A team of scientists from the Department of Energy’s Oak Ridge National Laboratory and the University of Florida has developed a novel method that could yield lower-cost, higher-efficiency systems for water heating in residential buildings.
The theory behind the newly termed “semi-open” natural gas-fired design, explained in an ORNL-led paper published in Renewable Energy: An International Journal, reduces the cost and complexity of traditional closed gas-fired systems by streamlining, and even eliminating, certain components.
“When applied, the new concept could result in better than 100 percent energy efficiency, because the system draws energy from the surrounding air as well as from the natural gas,” said ORNL’s Kyle Gluesenkamp, lead author of “Efficiency analysis of semi-open sorption heat pump systems.”
The versatile design combines water heating and dehumidification functions, which are typically found in separate architectures. In the semi-open scenario, the novel absorber device acts in place of the traditional evaporator component, pulling water vapor directly from the air through a membrane into a liquid solution. As the vapor is absorbed, much of the heat is transferred to domestic hot water.
The simpler semi-open system would operate at the surrounding atmospheric pressure, using an inexpensive, non-sealed solution pump. This approach eliminates the need for vacuum pumps found in closed systems that purge gas build up. It also allows manufacturers to consider lower-cost, lightweight polymers instead of costly, bulkier metals to build equipment, making it less susceptible to corrosion.

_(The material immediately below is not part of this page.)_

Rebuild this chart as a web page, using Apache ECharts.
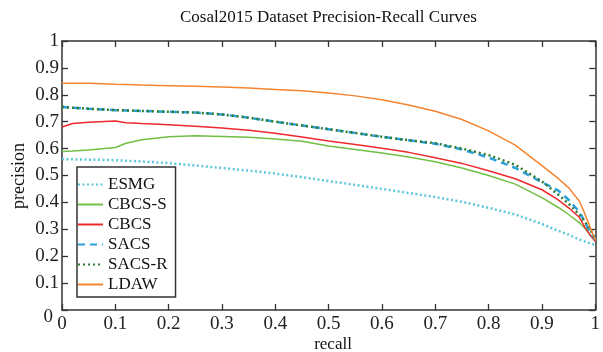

“The semi-open architecture introduces a new class of ultra-efficient heat pump water heaters that could become commercially available in a few years to homeowners seeking to replace their existing gas water heater,” Gluesenkamp said.
UF researchers are leading the development of a semi-open gas-fired heat pump prototype and are using both ORNL’s Building Technologies Research and Integration Center, a DOE user facility, and UF facilities to evaluate the potential of commercial applications.